It is so very easy in this broadband age we are currently enjoying to forget that not everyone has a fast connection. I have been playing around building websites since around 1999. At this time, a 56kbps connection was about the best a home user could expect – consequently those responsible for designing websites paid a lot of attention to load times.
Nowadays I would suggest that even the most professional web designers and developers rarely consider load times as an important factor. I would disagree and say it is still important to reduce load times as much as possible in order to make your site as accessible as possible.
Not everyone is on a broadband connection. Let’s take the connection speed stats from Just Chat for the past couple of days:
As we can see, a good 85% of users are indeed on a broadband connection, but a sizeable minority of about 13% are still on dialup.
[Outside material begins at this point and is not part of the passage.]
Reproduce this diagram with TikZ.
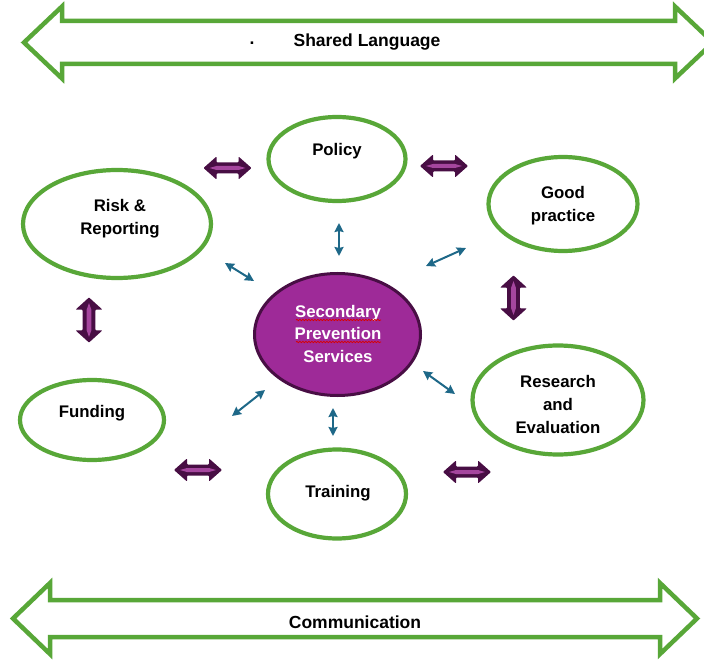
\documentclass[tikz,border=0pt]{standalone}
\usepackage{fontspec}
\setmainfont{Liberation Sans}
\usetikzlibrary{shapes.geometric,arrows.meta,decorations.pathmorphing}

\definecolor{leaf}{RGB}{88,167,56}
\definecolor{plum}{RGB}{158,42,152}
\definecolor{plumdark}{RGB}{72,14,68}
\definecolor{plumlight}{RGB}{165,70,158}
\definecolor{linkteal}{RGB}{30,104,136}

% two-headed block arrow used between neighbouring themes
\tikzset{
  swaparrow/.pic={
    \fill[plumdark, rounded corners=0.8pt]
      (-24,0) -- (-11,-11.5) -- (-11,-5.5) -- (11,-5.5) -- (11,-11.5) -- (24,0)
      -- (11,11.5) -- (11,5.5) -- (-11,5.5) -- (-11,11.5) -- cycle;
    \fill[plumlight]
      (-18,0) -- (-11,-2) -- (11,-2) -- (18,0) -- (11,2) -- (-11,2) -- cycle;
  }
}

\begin{document}
\begin{tikzpicture}[x=1pt,y=-1pt,
  bubble/.style={ellipse, draw=leaf, line width=4.2pt, fill=white, inner sep=0pt},
  hub/.style={ellipse, draw=plumdark, line width=3pt, fill=plum, inner sep=0pt},
  lbl/.style={font=\bfseries\fontsize{16.8}{23}\selectfont, align=center, text=black, inner sep=0pt},
  hublbl/.style={lbl, text=white, font=\bfseries\fontsize{16.8}{22.5}\selectfont},
  bannerlbl/.style={font=\bfseries\fontsize{17.5}{20}\selectfont, text=black, inner sep=0pt},
  banner/.style={draw=leaf, line width=4.5pt, line join=miter, fill=white},
  link/.style={draw=linkteal, line width=2pt,
    {Stealth[length=9pt,width=9pt,inset=1pt]}-{Stealth[length=9pt,width=9pt,inset=1pt]}},
  squiggle/.style={draw=red!85!black, line width=0.7pt, decorate,
    decoration={snake, amplitude=0.7pt, segment length=3pt}}
]
\clip (0,0) rectangle (704,660);
\fill[white] (0,0) rectangle (704,660);

% ---- banners ----
\path[banner] (24,42.5) -- (62,6.5) -- (62,21) -- (675,21) -- (675,6.5) -- (713,42.5)
  -- (675,78.5) -- (675,64) -- (62,64) -- (62,78.5) -- cycle;
\node[bannerlbl] (shared) at (367,42) {Shared Language};
\node[bannerlbl] (dot) at (252,43) {.};

\path[banner] (13,618.5) -- (50,583) -- (50,600) -- (660,600) -- (660,583) -- (697,618.5)
  -- (660,654) -- (660,637) -- (50,637) -- (50,654) -- cycle;
\node[bannerlbl] (comm) at (355,622) {Communication};

% ---- themes ----
\node[bubble, minimum width=137pt, minimum height=84pt]  (policy)   at (337,159) {};
\node[bubble, minimum width=149pt, minimum height=94pt]  (good)     at (563,204) {};
\node[bubble, minimum width=188pt, minimum height=108pt] (risk)     at (117,224) {};
\node[bubble, minimum width=144pt, minimum height=80pt]  (funding)  at (92,420) {};
\node[bubble, minimum width=138pt, minimum height=89pt]  (training) at (337,494) {};
\node[bubble, minimum width=171pt, minimum height=109pt] (research) at (558,400) {};
\node[hub, minimum width=166pt, minimum height=122pt]    (hub)      at (337.5,334.5) {};

\node[lbl] (policytxt)   at (337,151)   {Policy};
\node[lbl] (goodtxt)     at (563,205.5) {Good\\practice};
\node[lbl] (risktxt)     at (120,219)   {Risk \&\\Reporting};
\node[lbl] (fundingtxt)  at (92,413)    {Funding};
\node[lbl] (trainingtxt) at (338,493)   {Training};
\node[lbl] (researchtxt) at (558,404)   {Research\\and\\Evaluation};
\node[hublbl] (hubtxt)   at (338,333.5) {Secondary\\Prevention\\Services};

\path[squiggle] (296,320) -- (381,320);
\path[squiggle] (296,342) -- (381,342);

% ---- links between the hub and the themes ----
\coordinate (a1) at (339,223); \coordinate (b1) at (339,256);
\coordinate (a2) at (225,263); \coordinate (b2) at (254,281);
\coordinate (a3) at (426,266); \coordinate (b3) at (466,248);
\coordinate (a4) at (232,416); \coordinate (b4) at (265,390);
\coordinate (a5) at (333,408); \coordinate (b5) at (333,436);
\coordinate (a6) at (423,371); \coordinate (b6) at (455,394);
\foreach \i in {1,...,6} \draw[link] (a\i) -- (b\i);

% ---- exchanges between neighbouring themes ----
\pic at (227.5,168) {swaparrow};
\pic at (444,166) {swaparrow};
\pic at (198,470) {swaparrow};
\pic at (467,472) {swaparrow};
\pic[rotate=90, xscale=0.94, yscale=1.17] at (513.5,298) {swaparrow};
\pic[rotate=90, xscale=0.94, yscale=1.17] at (89,320) {swaparrow};
\end{tikzpicture}
\end{document}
This is a sizeable minority and is proof that you should still be carrying out the simple task of optimising your web pages.
It is relatively easy to compress your images – often the most guilty components of a slow-loading website. There are plenty of free image compression tools online that can be used. To reduce your load times even further you should ensure that your website’s code is optimised. Reducing your reliance on tables and shifting your styling attributes to an external CSS file will really squeeze every extra millisecond of time from your load speeds.
By including minorities in your website plans, you are making your website accessible to the maximum possible audience. Reducing load time also comes with the added advantage of reduced bandwidth costs for you; a true win-win situation!